The first is that Simone's desire for Nia isn't strong enough.  When the Anti-Spiral traps Team Gurren in the alternate dimensions where they act as other selves, they stay stuck there.  It takes Kamina's reappearance and reactivation of Team Gurren's old desire, that is to say Kamina's desire, for freedom to jar them back into the fight. Trapped by their otherwise mediocre and everyday desires, they rely on Kamina's strength to galvanize them to their utmost potential.  Kamina here becomes more than an "individual" or a "symbol"; in this sequence, Kamina is a becoming.  Characters that are becoming-Kamina are each transformed in entirely different ways, each striving to reach their utmost expression.  Nowhere is this better captured than when Kamina explains that when he doesn't believe in himself, he relies on the him that Simone believes in, the becoming-Kamina in himself that defies his insecurities and transforms him into an expression rather than an individual.  This is further validated by the scene where Simone tells Kamina he'll "always be in his heart" and goes on to destroy the Anti-Spiral; Kamina has ceased being a person or a symbol, and become a freeing affect.

The second weakness of the central relationship of the third act is that after this final desire is consummated in the symbolic marriage of Simone and Nia, both characters are finished and the series is over.  It's easy to forget that Gurren Lagann ends on a cliffhanging, bittersweet note; the bulk of the characters take up becoming-Kamina again and presumably go on to challenge the spiral nemesis, but Simone ends up tired and comically impotent (skip to 21:56, unless you want to see the whole final episode and/or hear the Four Year Strong-esque end theme):



This is what I find truly fascinating about Gurren Lagann; every productive and strong force in the entire show relies on the drive to freedom of becoming-Kamina.  To me, becoming-Kamina is a perfect example of Deleuze's successful war-machine, the nomadic flow that continually escapes established boundaries on its own novel flight path.  When becoming-Kamina, Team Gurren creates, steals, and destroys with an anarchist glee; when forced to become sedentary, they lapse into a sometimes dangerous or aimless segmentation.
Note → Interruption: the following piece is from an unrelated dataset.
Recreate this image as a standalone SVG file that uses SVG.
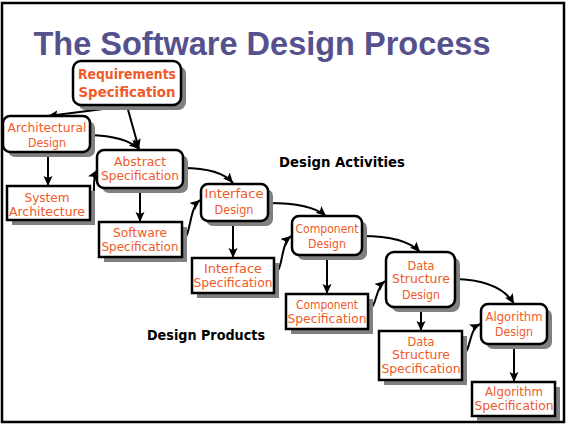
<svg xmlns="http://www.w3.org/2000/svg" width="566" height="426" viewBox="0 0 566 426">
<style>
.sh{fill:#808080;stroke:none}
.bx{fill:#ffffff;stroke:#000000;stroke-width:2.5}
.t{font-family:"DejaVu Sans","Liberation Sans",sans-serif;font-size:12px;fill:#F05A28;text-anchor:middle}
.tb{font-family:"DejaVu Sans","Liberation Sans",sans-serif;font-size:14px;font-weight:bold;fill:#F05A28;text-anchor:middle}
.lbl{font-family:"DejaVu Sans","Liberation Sans",sans-serif;font-size:14px;font-weight:bold;fill:#000000}
.c{fill:none;stroke:#000000;stroke-width:2;marker-end:url(#ah)}
</style>
<defs>
<marker id="ah" markerUnits="userSpaceOnUse" markerWidth="11" markerHeight="10" refX="10" refY="4.5" orient="auto">
<path d="M0,0 L10,4.5 L0,9 L2,4.5 z" fill="#000000"/>
</marker>
</defs>
<rect x="0" y="0" width="566" height="426" fill="#ffffff"/>
<rect x="2" y="3" width="562" height="419" fill="none" stroke="#000000" stroke-width="2.5"/>
<text x="262" y="55" font-family="Liberation Sans, Arial, sans-serif" font-size="34" font-weight="bold" fill="#55518C" text-anchor="middle" textLength="457" lengthAdjust="spacingAndGlyphs">The Software Design Process</text>

<g id="connectors">
<path class="c" d="M127,106 L48,116"/>
<path class="c" d="M127,106 L139,149"/>
<path class="c" d="M90,135 Q125,136 139,149"/>
<path class="c" d="M48,152 L48,186"/>
<path class="c" d="M90,205 C97,199 91,180 97,170"/>
<path class="c" d="M183,168 Q220,168 233,183"/>
<path class="c" d="M140,188 L140,222"/>
<path class="c" d="M182,241 C192,235 188,210 200,200"/>
<path class="c" d="M268,203 Q311,203 326,216"/>
<path class="c" d="M233,221 L233,258"/>
<path class="c" d="M274,276 C284,268 280,245 291,236"/>
<path class="c" d="M362,236 Q405,236 420,252"/>
<path class="c" d="M327,255 L327,294"/>
<path class="c" d="M368,311 C378,305 374,290 385,281"/>
<path class="c" d="M455,279 Q500,280 514,304"/>
<path class="c" d="M421,307 L421,331"/>
<path class="c" d="M462,356 C472,350 468,330 480,324"/>
<path class="c" d="M514,344 L514,382"/>
</g>

<g id="req">
<rect class="sh" x="78" y="66" width="108" height="44" rx="8"/>
<rect class="bx" x="73" y="61" width="108" height="44" rx="8"/>
<text class="tb" x="127" y="79" textLength="98" lengthAdjust="spacingAndGlyphs">Requirements</text>
<text class="tb" x="127" y="97" textLength="97" lengthAdjust="spacingAndGlyphs">Specification</text>
</g>
<g id="arch">
<rect class="sh" x="8" y="121" width="87" height="36" rx="7"/>
<rect class="bx" x="3" y="116" width="87" height="36" rx="7"/>
<text class="t" x="47" y="132" textLength="79" lengthAdjust="spacingAndGlyphs">Architectural</text>
<text class="t" x="47" y="147" textLength="38" lengthAdjust="spacingAndGlyphs">Design</text>
</g>
<g id="sysarch">
<rect class="sh" x="12" y="191" width="83" height="34"/>
<rect class="bx" x="7" y="186" width="83" height="34"/>
<text class="t" x="47" y="202" textLength="45" lengthAdjust="spacingAndGlyphs">System</text>
<text class="t" x="47" y="216" textLength="76" lengthAdjust="spacingAndGlyphs">Architecture</text>
</g>
<g id="abs">
<rect class="sh" x="102" y="155" width="86" height="38" rx="7"/>
<rect class="bx" x="97" y="150" width="86" height="38" rx="7"/>
<text class="t" x="140" y="166" textLength="52" lengthAdjust="spacingAndGlyphs">Abstract</text>
<text class="t" x="140" y="180" textLength="78" lengthAdjust="spacingAndGlyphs">Specification</text>
</g>
<g id="sw">
<rect class="sh" x="104" y="227" width="83" height="35"/>
<rect class="bx" x="99" y="222" width="83" height="35"/>
<text class="t" x="140" y="237" textLength="54" lengthAdjust="spacingAndGlyphs">Software</text>
<text class="t" x="140" y="251" textLength="77" lengthAdjust="spacingAndGlyphs">Specification</text>
</g>
<g id="ifd">
<rect class="sh" x="206" y="189" width="67" height="37" rx="7"/>
<rect class="bx" x="201" y="184" width="67" height="37" rx="7"/>
<text class="t" x="234" y="198" textLength="59" lengthAdjust="spacingAndGlyphs">Interface</text>
<text class="t" x="234" y="214" textLength="39" lengthAdjust="spacingAndGlyphs">Design</text>
</g>
<g id="ifs">
<rect class="sh" x="197" y="263" width="82" height="35"/>
<rect class="bx" x="192" y="258" width="82" height="35"/>
<text class="t" x="233" y="273" textLength="58" lengthAdjust="spacingAndGlyphs">Interface</text>
<text class="t" x="233" y="287" textLength="79" lengthAdjust="spacingAndGlyphs">Specification</text>
</g>
<g id="cd">
<rect class="sh" x="297" y="221" width="70" height="39" rx="7"/>
<rect class="bx" x="292" y="216" width="70" height="39" rx="7"/>
<text class="t" x="327" y="233" textLength="63" lengthAdjust="spacingAndGlyphs">Component</text>
<text class="t" x="327" y="248" textLength="38" lengthAdjust="spacingAndGlyphs">Design</text>
</g>
<g id="cs">
<rect class="sh" x="291" y="299" width="82" height="35"/>
<rect class="bx" x="286" y="294" width="82" height="35"/>
<text class="t" x="327" y="309" textLength="62" lengthAdjust="spacingAndGlyphs">Component</text>
<text class="t" x="327" y="323" textLength="79" lengthAdjust="spacingAndGlyphs">Specification</text>
</g>
<g id="dsd">
<rect class="sh" x="391" y="257" width="69" height="55" rx="8"/>
<rect class="bx" x="386" y="252" width="69" height="55" rx="8"/>
<text class="t" x="421" y="270" textLength="27" lengthAdjust="spacingAndGlyphs">Data</text>
<text class="t" x="421" y="283" textLength="58" lengthAdjust="spacingAndGlyphs">Structure</text>
<text class="t" x="421" y="299" textLength="38" lengthAdjust="spacingAndGlyphs">Design</text>
</g>
<g id="dss">
<rect class="sh" x="384" y="336" width="83" height="49"/>
<rect class="bx" x="379" y="331" width="83" height="49"/>
<text class="t" x="421" y="346" textLength="27" lengthAdjust="spacingAndGlyphs">Data</text>
<text class="t" x="421" y="359" textLength="58" lengthAdjust="spacingAndGlyphs">Structure</text>
<text class="t" x="421" y="373" textLength="79" lengthAdjust="spacingAndGlyphs">Specification</text>
</g>
<g id="ad">
<rect class="sh" x="486" y="309" width="66" height="40" rx="7"/>
<rect class="bx" x="481" y="304" width="66" height="40" rx="7"/>
<text class="t" x="514" y="321" textLength="57" lengthAdjust="spacingAndGlyphs">Algorithm</text>
<text class="t" x="514" y="336" textLength="38" lengthAdjust="spacingAndGlyphs">Design</text>
</g>
<g id="as">
<rect class="sh" x="477" y="387" width="83" height="34"/>
<rect class="bx" x="472" y="382" width="83" height="34"/>
<text class="t" x="514" y="396" textLength="58" lengthAdjust="spacingAndGlyphs">Algorithm</text>
<text class="t" x="514" y="410" textLength="79" lengthAdjust="spacingAndGlyphs">Specification</text>
</g>

<text class="lbl" x="279" y="167" textLength="126" lengthAdjust="spacingAndGlyphs">Design Activities</text>
<text class="lbl" x="147" y="340" textLength="118" lengthAdjust="spacingAndGlyphs">Design Products</text>
</svg>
The stand-out reference for this "reterritorialization" is Rossiu's world-state.  The series takes pains to make it explicit that his carefully planned order is born of his original religious resentment and is parasitic on the raw desire unlocked by Kamina; he tries to control, quantify it, and reduce it to its utility, but cannot fully contain its flow (as a perfect example, consider the Grapearls; mass produced based on Gurren Lagann's technology, they ultimately cannot come close to matching it).  Eventually the war-machine starts up again and the state relinquishes control when the Anti-Spirals shatter Rossiu's carefully constructed equilibrium.  Kamina and Team Gurren are a line of flight that breaks free from centered structures, including the identities of Kamina and Simone themselves.
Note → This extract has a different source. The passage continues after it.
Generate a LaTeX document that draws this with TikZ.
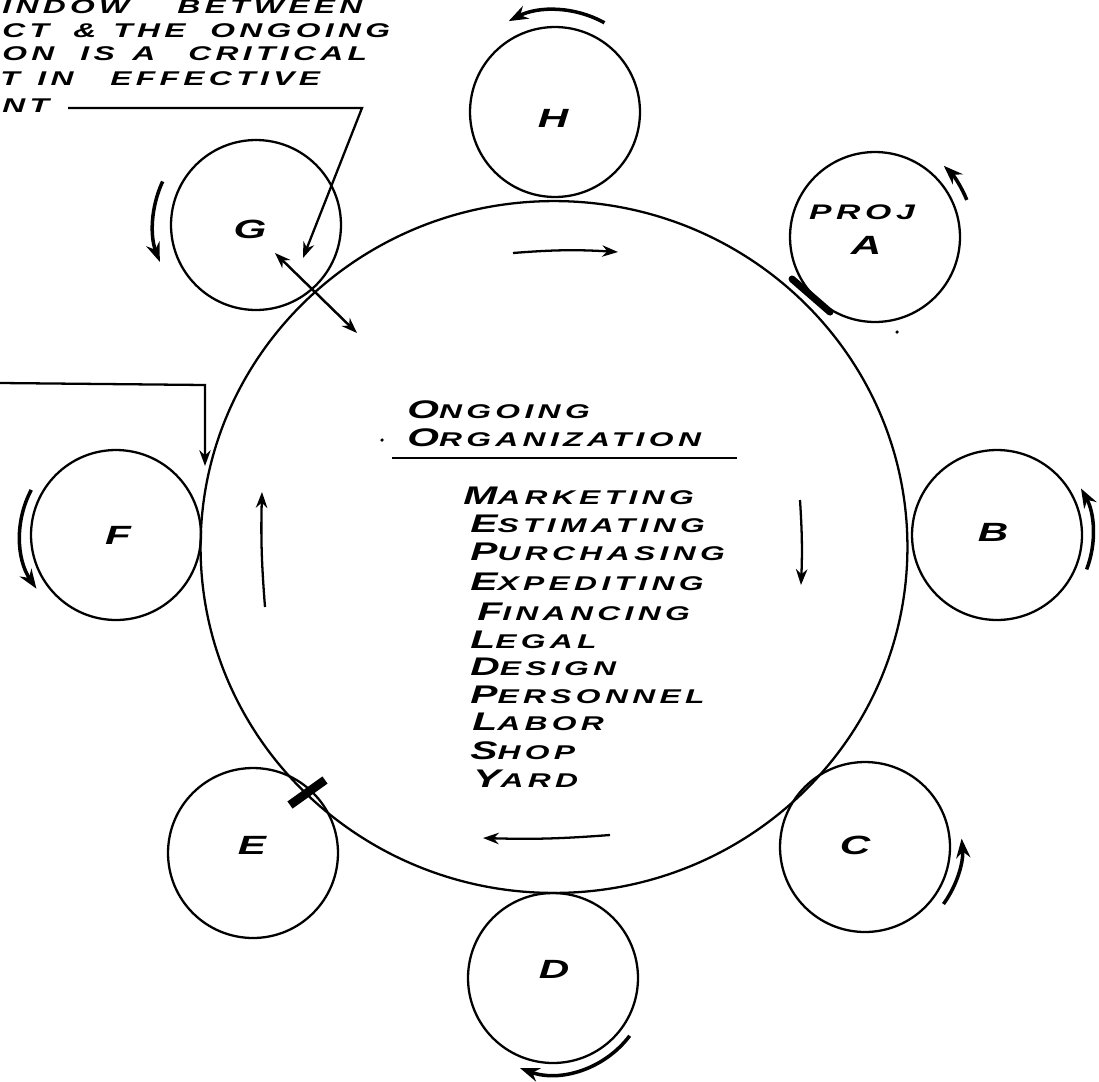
\documentclass[tikz,border=0pt]{standalone}
\usepackage{fontspec}
\usepackage{graphicx}
\newfontfamily\hand[LetterSpace=22,FakeStretch=1.6]{Liberation Sans}
\usetikzlibrary{arrows.meta,shapes.geometric}
\newcommand\Bg[1]{{\fontsize{14.5pt}{15pt}\selectfont #1}}
\tikzset{
  hw/.style={font=\hand\bfseries\itshape\fontsize{11.3pt}{14pt}\selectfont, inner sep=0pt, anchor=base west},
  lbl/.style={font=\hand\bfseries\itshape\fontsize{15pt}{16pt}\selectfont, inner sep=0pt},
  bigc/.style={ellipse, draw, line width=1.3pt, minimum width=14.14cm, minimum height=13.84cm, inner sep=0pt},
  wheel/.style={circle, draw, line width=1.3pt, minimum size=3.4cm, inner sep=0pt},
  flow/.style={line width=1.3pt, -{Stealth[length=9pt,width=6.5pt]}},
  rot/.style={line width=2pt, -{Stealth[length=11pt,width=8pt]}},
  dflow/.style={line width=1.4pt, {Stealth[length=9pt,width=6.5pt]}-{Stealth[length=9pt,width=6.5pt]}},
  lead/.style={line width=1.3pt},
  brake/.style={line width=5pt},
  dotm/.style={fill, circle, inner sep=0pt, minimum size=2pt}
}
\begin{document}
\begin{tikzpicture}[x=0.02cm, y=-0.02cm]
\useasboundingbox (0,0) rectangle (1099,1082);

% main organization circle and the project wheels
\node[bigc] (org) at (554,547) {};
\node[wheel] (H) at (555,112) {};
\node[wheel] (A) at (875,237) {};
\node[wheel] (B) at (997,535) {};
\node[wheel] (C) at (865,847) {};
\node[wheel] (D) at (553,978) {};
\node[wheel] (E) at (253,853) {};
\node[wheel] (F) at (116,535) {};
\node[wheel] (G) at (256,225) {};

% wheel labels
\node[lbl] (lH) at (553,118) {H};
\node[lbl, font=\hand\bfseries\itshape\fontsize{12pt}{13pt}\selectfont] (lA1) at (862,212) {PROJ};
\node[lbl] (lA2) at (866,245) {A};
\node[lbl] (lB) at (993,532) {B};
\node[lbl] (lC) at (855,845) {C};
\node[lbl] (lD) at (554,969) {D};
\node[lbl] (lE) at (252,845) {E};
\node[lbl] (lF) at (118,535) {F};
\node[lbl] (lG) at (250,229) {G};

% text in the centre
\node[hw] (on1) at (407,418) {\Bg{O}NGOING};
\node[hw] (on2) at (407,446) {\Bg{O}RGANIZATION};
\coordinate (ul1) at (392,458);
\coordinate (ul2) at (737,458);
\draw[lead] (ul1) -- (ul2);
\node[hw] (m1) at (463,504) {\Bg{M}ARKETING};
\node[hw] (m2) at (470,532) {\Bg{E}STIMATING};
\node[hw] (m3) at (470,560) {\Bg{P}URCHASING};
\node[hw] (m4) at (470,590) {\Bg{E}XPEDITING};
\node[hw] (m5) at (477,620) {\Bg{F}INANCING};
\node[hw] (m6) at (470,648) {\Bg{L}EGAL};
\node[hw] (m7) at (470,675) {\Bg{D}ESIGN};
\node[hw] (m8) at (470,703) {\Bg{P}ERSONNEL};
\node[hw] (m9) at (472,730) {\Bg{L}ABOR};
\node[hw] (m10) at (470,759) {\Bg{S}HOP};
\node[hw] (m11) at (473,787) {\Bg{Y}ARD};

% cropped note at top left
\node[hw] (t11) at (2,13) {INDOW};
\node[hw] (t12) at (177,13) {BETWEEN};
\node[hw] (t21) at (2,37) {CT};
\node[hw] (t22) at (73,37) {\&};
\node[hw] (t23) at (113,37) {THE};
\node[hw] (t24) at (210,37) {ONGOING};
\node[hw] (t31) at (2,60) {ON};
\node[hw] (t32) at (80,60) {IS};
\node[hw] (t33) at (132,60) {A};
\node[hw] (t34) at (188,60) {CRITICAL};
\node[hw] (t41) at (0,85) {T};
\node[hw] (t42) at (37,85) {IN};
\node[hw] (t43) at (110,85) {EFFECTIVE};
\node[hw] (t51) at (2,112) {NT};

% leader from the note to the G window
\coordinate (ls) at (68,108);
\coordinate (lk) at (362,108);
\coordinate (lt) at (303,258);
\draw[flow] (ls) -- (lk) -- (lt);

% leader from the left (cropped) to the F window
\coordinate (fs) at (0,383);
\coordinate (fk) at (205,385);
\coordinate (ft) at (205,466);
\draw[flow] (fs) -- (fk) -- (ft);

% double arrow through the G window
\coordinate (gd1) at (275,253);
\coordinate (gd2) at (357,333);
\draw[dflow] (gd1) -- (gd2);

% rotation of the organization (clockwise)
\coordinate (it1) at (513,253);
\coordinate (it2) at (618,252);
\draw[flow] (it1) to[bend left=4] (it2);
\coordinate (ir1) at (800,500);
\coordinate (ir2) at (801,585);
\draw[flow] (ir1) to[bend left=3] (ir2);
\coordinate (ib1) at (610,835);
\coordinate (ib2) at (483,838);
\draw[flow] (ib1) to[bend left=3] (ib2);
\coordinate (il1) at (265,607);
\coordinate (il2) at (262,492);
\draw[flow] (il1) to[bend left=3] (il2);

% rotation of the project wheels
\draw[rot] (H.center) ++(-61:102) arc[start angle=-61, end angle=-117, radius=102];
\draw[rot] (A.center) ++(-22:99) arc[start angle=-22, end angle=-46, radius=99];
\draw[rot] (B.center) ++(21:96) arc[start angle=21, end angle=-29, radius=96];
\draw[rot] (C.center) ++(36:97) arc[start angle=36, end angle=-5, radius=97];
\draw[rot] (D.center) ++(37:96) arc[start angle=37, end angle=110, radius=96];
\draw[rot] (F.center) ++(208:96) arc[start angle=208, end angle=146, radius=96];
\draw[rot] (G.center) ++(205:103) arc[start angle=205, end angle=159, radius=103];

% windows between project and organization
\coordinate (eb1) at (290,805);
\coordinate (eb2) at (325,780);
\draw[brake] (eb1) -- (eb2);
\coordinate (am1) at (792,279);
\coordinate (am2) at (830,312);
\draw[line width=4pt, line cap=round] (am1) -- (am2);

% stray marks
\node[dotm] (d1) at (897,332) {};
\node[dotm] (d2) at (382,440) {};
\end{tikzpicture}
\end{document}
Team Gurren is stuck vacillating between their self-sustaining collective desire and their centered, serial dependence on their cycle of become stronger, win the battle, and suffer refraction.  This assemblage is the basis of the startlingly interesting dynamic exploration that makes Gurren Lagann worth watching and worth thinking about.  At times, Team Gurren use their alliance and shared desire to act as a multitude straight out of Hardt and Negri's Empire.  At others, they fall into the "black hole" of hierarchy and complacency.  Their task (and perhaps ours) is either to find a practice of desiring that doesn't rely on a constantly collapsing structure of desired objects, but instead puts emphasis on sustained "plateaued" force (Trotsky, Deleuze/Guattari) or accept that the tragic structure is our lot and heroically embrace this fate (Camus, Zizek).  Or, to put it in appropriately melodramatic terms, are we up in the sky with Kamina, or stuck on the ground with Simone?